>> START DATA SHOWN

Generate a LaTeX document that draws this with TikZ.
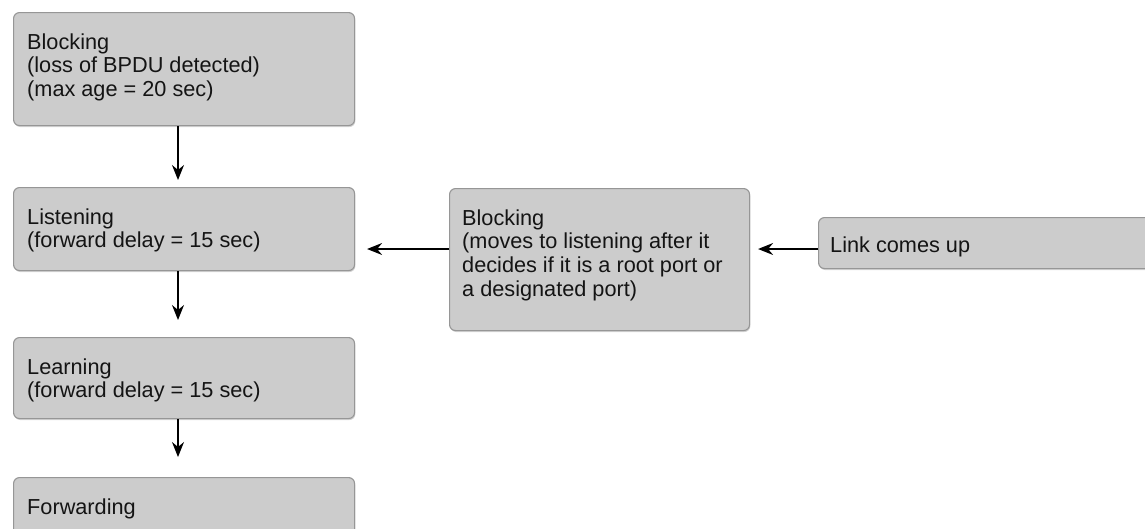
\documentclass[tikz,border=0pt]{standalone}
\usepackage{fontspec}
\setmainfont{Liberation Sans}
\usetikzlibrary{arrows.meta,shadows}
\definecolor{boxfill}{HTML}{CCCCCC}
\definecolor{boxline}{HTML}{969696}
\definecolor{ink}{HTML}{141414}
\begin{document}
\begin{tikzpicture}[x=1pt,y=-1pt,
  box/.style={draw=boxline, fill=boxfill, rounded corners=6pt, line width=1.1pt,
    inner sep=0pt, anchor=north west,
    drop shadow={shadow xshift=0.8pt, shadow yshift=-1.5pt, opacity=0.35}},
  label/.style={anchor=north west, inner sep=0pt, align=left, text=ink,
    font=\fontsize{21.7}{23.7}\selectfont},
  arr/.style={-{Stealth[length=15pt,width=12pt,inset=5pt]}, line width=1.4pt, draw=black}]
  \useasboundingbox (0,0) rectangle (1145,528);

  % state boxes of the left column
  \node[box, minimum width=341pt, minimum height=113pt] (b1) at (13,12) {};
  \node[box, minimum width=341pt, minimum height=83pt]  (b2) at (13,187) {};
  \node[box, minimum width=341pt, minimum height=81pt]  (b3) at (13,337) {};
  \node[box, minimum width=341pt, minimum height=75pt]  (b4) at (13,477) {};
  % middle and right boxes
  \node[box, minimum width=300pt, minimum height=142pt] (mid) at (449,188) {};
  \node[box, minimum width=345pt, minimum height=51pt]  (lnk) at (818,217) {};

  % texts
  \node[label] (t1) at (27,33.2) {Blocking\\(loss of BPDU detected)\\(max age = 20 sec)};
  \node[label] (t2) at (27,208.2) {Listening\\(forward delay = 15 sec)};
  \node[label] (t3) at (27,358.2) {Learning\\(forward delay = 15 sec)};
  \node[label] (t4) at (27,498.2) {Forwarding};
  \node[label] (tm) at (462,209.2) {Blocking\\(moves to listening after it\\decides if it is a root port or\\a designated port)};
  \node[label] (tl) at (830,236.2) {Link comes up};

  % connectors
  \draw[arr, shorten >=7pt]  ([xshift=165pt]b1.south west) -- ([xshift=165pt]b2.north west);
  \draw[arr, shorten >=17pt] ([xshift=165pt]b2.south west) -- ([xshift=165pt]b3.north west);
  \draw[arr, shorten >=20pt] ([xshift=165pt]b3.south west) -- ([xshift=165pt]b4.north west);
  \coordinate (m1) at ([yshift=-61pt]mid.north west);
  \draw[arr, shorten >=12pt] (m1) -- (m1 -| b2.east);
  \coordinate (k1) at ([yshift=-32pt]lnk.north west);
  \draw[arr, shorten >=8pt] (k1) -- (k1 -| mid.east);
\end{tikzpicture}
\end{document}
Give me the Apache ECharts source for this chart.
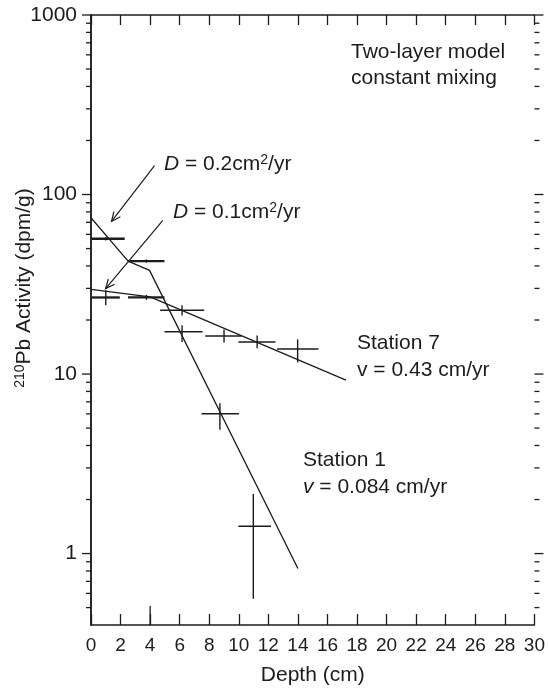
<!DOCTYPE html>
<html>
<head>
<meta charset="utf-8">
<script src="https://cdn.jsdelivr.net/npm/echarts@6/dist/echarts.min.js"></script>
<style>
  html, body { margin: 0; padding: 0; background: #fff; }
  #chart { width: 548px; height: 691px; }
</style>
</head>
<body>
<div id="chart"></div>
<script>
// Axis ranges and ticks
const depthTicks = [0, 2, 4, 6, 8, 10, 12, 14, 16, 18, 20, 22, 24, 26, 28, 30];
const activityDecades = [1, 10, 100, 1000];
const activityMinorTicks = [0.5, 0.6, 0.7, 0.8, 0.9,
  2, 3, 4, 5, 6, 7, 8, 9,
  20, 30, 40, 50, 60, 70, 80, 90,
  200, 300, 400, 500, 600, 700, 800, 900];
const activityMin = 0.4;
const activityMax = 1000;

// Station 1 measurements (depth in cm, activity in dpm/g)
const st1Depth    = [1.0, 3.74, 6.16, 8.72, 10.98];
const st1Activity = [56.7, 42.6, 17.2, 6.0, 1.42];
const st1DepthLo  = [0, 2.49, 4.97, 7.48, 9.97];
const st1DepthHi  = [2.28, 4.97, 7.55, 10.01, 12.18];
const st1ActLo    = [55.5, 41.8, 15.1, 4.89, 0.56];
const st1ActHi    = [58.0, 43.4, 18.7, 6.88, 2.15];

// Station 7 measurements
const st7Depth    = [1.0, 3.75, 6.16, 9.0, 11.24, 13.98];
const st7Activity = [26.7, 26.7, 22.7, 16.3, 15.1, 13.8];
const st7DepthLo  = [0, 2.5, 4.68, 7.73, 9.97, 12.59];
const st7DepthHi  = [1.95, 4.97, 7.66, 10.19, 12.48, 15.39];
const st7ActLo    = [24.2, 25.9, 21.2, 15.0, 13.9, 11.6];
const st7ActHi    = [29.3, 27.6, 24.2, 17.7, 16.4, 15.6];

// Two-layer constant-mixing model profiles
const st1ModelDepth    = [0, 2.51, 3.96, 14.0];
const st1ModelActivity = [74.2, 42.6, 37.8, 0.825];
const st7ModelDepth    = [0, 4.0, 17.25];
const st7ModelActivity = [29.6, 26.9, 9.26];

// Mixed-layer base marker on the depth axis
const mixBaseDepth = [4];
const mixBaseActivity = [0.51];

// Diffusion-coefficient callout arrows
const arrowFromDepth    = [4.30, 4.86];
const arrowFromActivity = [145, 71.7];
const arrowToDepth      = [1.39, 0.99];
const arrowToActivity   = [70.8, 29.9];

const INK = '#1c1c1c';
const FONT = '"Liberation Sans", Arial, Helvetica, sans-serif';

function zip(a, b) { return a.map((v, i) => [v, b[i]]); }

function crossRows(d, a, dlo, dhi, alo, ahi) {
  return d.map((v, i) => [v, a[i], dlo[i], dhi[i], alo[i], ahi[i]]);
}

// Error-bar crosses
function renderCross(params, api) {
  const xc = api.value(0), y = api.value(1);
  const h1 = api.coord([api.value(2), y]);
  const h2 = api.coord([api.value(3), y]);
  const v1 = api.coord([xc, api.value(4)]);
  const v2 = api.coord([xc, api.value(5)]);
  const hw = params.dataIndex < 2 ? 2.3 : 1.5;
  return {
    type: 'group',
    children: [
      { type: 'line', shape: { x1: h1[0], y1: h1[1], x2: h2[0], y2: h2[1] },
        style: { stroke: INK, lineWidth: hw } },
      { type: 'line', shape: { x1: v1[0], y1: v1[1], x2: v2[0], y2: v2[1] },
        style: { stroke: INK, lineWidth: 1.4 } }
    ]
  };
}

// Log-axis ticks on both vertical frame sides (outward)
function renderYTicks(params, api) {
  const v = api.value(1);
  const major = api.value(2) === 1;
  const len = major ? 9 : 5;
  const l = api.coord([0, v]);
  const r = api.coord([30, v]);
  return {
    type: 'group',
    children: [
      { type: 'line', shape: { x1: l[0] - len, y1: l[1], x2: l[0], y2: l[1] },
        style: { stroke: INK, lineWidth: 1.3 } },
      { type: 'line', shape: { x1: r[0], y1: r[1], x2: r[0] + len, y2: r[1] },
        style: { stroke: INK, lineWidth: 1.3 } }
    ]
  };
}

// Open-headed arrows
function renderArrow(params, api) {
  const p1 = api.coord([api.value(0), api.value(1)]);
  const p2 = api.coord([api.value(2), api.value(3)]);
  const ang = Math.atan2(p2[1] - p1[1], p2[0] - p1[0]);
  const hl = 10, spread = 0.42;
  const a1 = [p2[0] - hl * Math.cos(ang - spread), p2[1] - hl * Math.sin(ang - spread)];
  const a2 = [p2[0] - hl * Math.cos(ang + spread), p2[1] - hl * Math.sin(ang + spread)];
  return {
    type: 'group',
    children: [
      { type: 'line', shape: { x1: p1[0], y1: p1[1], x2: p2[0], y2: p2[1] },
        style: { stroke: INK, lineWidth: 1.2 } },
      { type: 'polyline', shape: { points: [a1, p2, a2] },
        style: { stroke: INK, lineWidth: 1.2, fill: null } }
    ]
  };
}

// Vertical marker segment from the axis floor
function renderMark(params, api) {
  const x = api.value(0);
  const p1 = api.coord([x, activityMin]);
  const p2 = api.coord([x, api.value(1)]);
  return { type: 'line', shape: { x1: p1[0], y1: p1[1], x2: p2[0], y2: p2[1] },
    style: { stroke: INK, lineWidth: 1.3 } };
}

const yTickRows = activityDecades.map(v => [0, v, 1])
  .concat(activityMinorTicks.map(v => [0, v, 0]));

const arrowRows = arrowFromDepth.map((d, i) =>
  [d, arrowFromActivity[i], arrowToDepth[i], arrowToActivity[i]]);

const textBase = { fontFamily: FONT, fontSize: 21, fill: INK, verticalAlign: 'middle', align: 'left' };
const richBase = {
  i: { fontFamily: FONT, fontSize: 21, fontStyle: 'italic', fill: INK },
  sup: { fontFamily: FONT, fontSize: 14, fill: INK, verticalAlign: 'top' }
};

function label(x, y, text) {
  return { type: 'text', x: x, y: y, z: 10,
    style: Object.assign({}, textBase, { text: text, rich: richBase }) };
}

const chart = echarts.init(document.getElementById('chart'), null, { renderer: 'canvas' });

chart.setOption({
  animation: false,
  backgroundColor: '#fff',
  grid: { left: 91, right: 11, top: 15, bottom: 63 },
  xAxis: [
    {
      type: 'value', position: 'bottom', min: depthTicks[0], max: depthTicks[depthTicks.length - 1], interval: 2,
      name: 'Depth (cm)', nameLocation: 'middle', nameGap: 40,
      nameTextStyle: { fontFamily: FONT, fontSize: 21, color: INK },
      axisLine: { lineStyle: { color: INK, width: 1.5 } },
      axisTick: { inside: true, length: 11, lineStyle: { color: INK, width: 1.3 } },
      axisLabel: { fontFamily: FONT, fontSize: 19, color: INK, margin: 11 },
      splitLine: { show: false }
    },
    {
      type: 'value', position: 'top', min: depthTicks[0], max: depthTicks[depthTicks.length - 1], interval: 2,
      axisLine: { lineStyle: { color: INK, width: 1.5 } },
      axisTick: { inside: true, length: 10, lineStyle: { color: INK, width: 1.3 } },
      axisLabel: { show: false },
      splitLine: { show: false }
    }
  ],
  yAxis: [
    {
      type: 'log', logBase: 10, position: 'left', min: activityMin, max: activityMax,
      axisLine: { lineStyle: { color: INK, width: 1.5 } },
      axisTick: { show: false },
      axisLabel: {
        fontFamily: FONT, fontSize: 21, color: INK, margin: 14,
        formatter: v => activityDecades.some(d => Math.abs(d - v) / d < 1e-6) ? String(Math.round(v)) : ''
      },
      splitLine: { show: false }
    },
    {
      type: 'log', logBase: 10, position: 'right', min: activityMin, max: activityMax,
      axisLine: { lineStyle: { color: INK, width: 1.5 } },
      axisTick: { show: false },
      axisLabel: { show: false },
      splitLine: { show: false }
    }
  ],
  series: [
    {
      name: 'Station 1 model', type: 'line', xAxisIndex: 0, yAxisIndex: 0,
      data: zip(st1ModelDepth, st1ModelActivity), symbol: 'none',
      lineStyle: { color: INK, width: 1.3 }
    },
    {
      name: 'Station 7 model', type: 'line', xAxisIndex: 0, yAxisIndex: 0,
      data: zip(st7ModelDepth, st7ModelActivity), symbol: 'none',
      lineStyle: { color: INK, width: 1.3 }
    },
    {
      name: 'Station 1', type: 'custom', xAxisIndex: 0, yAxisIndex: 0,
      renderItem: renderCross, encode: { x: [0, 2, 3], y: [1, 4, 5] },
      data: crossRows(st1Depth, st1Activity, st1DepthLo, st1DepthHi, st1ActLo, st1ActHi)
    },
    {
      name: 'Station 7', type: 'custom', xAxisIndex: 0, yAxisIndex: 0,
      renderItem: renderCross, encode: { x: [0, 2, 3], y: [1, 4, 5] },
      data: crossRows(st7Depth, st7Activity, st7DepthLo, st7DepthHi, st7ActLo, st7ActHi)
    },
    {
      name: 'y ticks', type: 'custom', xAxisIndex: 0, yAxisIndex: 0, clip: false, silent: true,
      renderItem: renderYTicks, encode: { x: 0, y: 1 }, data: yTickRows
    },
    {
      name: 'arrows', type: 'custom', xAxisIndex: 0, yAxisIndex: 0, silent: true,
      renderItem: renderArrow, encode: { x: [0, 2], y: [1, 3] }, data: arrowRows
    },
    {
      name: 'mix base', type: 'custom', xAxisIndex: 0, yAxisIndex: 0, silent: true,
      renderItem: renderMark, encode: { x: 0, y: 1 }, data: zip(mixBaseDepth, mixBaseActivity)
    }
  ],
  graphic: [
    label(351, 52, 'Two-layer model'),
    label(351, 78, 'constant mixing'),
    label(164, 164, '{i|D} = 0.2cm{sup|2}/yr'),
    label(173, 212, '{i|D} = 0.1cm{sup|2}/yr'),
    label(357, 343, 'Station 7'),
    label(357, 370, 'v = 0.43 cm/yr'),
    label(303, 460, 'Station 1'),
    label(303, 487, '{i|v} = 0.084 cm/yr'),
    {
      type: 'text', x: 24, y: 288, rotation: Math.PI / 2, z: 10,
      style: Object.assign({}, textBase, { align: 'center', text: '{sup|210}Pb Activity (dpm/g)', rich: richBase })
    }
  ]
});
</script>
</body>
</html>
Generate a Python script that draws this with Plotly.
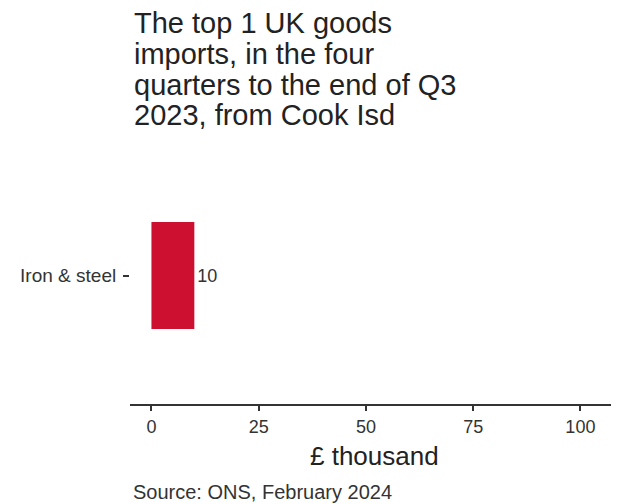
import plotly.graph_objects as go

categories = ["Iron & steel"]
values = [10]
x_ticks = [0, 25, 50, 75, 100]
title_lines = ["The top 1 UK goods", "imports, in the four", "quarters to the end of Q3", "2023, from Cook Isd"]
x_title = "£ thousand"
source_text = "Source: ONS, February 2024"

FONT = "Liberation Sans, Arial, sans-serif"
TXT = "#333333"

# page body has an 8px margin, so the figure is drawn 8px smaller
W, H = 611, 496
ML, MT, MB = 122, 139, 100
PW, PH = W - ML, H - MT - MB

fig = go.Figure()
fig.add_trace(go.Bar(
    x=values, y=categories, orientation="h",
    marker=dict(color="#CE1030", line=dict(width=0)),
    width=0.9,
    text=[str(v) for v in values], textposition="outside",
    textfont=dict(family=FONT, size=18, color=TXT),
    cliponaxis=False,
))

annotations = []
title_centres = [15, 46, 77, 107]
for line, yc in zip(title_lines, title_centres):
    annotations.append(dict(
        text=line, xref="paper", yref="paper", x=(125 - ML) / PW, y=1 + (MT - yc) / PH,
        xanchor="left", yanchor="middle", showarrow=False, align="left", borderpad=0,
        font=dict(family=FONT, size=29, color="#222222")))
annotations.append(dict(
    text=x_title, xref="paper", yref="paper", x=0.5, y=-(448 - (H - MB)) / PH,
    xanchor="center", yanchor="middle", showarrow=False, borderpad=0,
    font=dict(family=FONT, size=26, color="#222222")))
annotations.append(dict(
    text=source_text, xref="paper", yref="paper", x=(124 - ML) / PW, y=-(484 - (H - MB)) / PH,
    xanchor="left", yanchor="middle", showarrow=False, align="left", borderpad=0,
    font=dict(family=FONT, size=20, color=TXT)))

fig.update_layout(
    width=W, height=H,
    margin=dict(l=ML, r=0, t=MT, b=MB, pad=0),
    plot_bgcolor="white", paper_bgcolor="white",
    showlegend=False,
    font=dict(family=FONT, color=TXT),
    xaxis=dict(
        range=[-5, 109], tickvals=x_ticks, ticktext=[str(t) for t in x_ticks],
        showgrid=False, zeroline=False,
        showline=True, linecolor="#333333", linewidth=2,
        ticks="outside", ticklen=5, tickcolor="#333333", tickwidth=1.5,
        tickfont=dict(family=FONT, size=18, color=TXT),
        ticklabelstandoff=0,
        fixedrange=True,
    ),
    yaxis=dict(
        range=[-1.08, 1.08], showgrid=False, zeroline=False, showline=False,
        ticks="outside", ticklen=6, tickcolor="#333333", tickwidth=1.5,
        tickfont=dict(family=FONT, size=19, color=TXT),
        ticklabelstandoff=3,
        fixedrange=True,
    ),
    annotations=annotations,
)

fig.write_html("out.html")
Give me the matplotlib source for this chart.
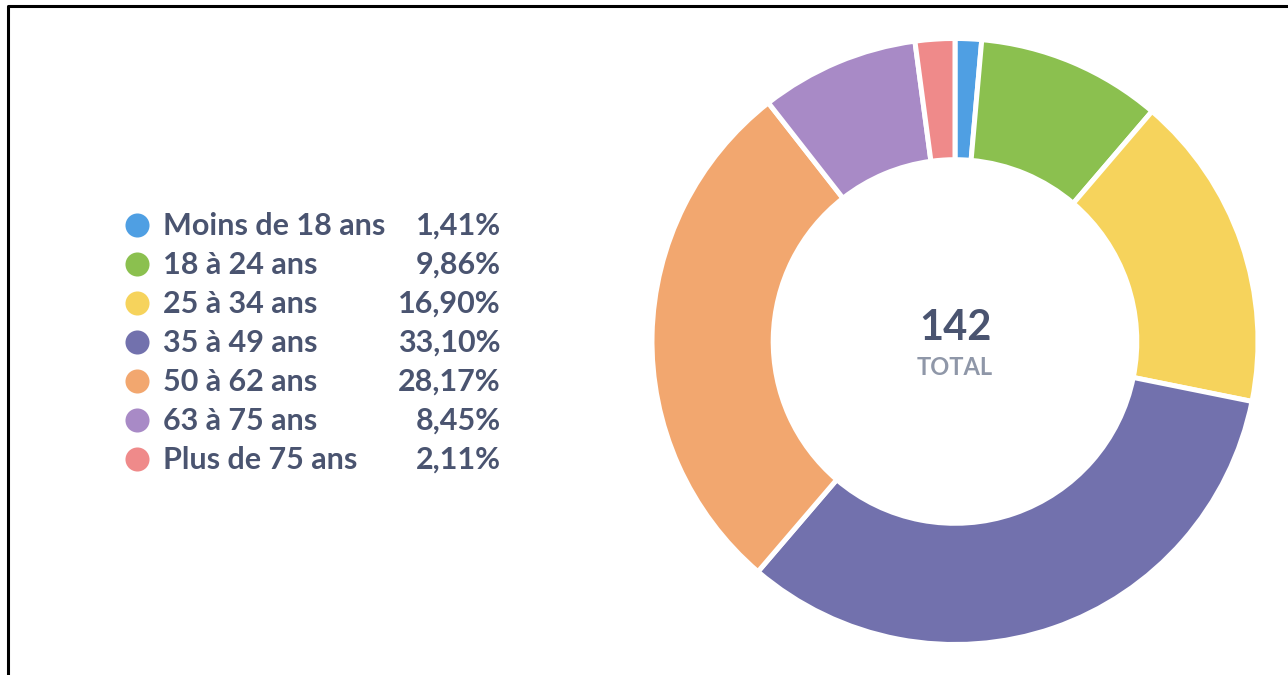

>> END DATA SHOWN

WHAT THIS TASK INVOLVES> Give back exactly the lines from the one containing "Generate a Python" to the one containing "PW, PH = W - ML, H - MT - MB", both included, and no pictures.

EXERCISE OUTPUT>
Generate a Python script that draws this with Plotly.
import plotly.graph_objects as go

categories = ["Iron & steel"]
values = [10]
x_ticks = [0, 25, 50, 75, 100]
title_lines = ["The top 1 UK goods", "imports, in the four", "quarters to the end of Q3", "2023, from Cook Isd"]
x_title = "£ thousand"
source_text = "Source: ONS, February 2024"

FONT = "Liberation Sans, Arial, sans-serif"
TXT = "#333333"

# page body has an 8px margin, so the figure is drawn 8px smaller
W, H = 611, 496
ML, MT, MB = 122, 139, 100
PW, PH = W - ML, H - MT - MB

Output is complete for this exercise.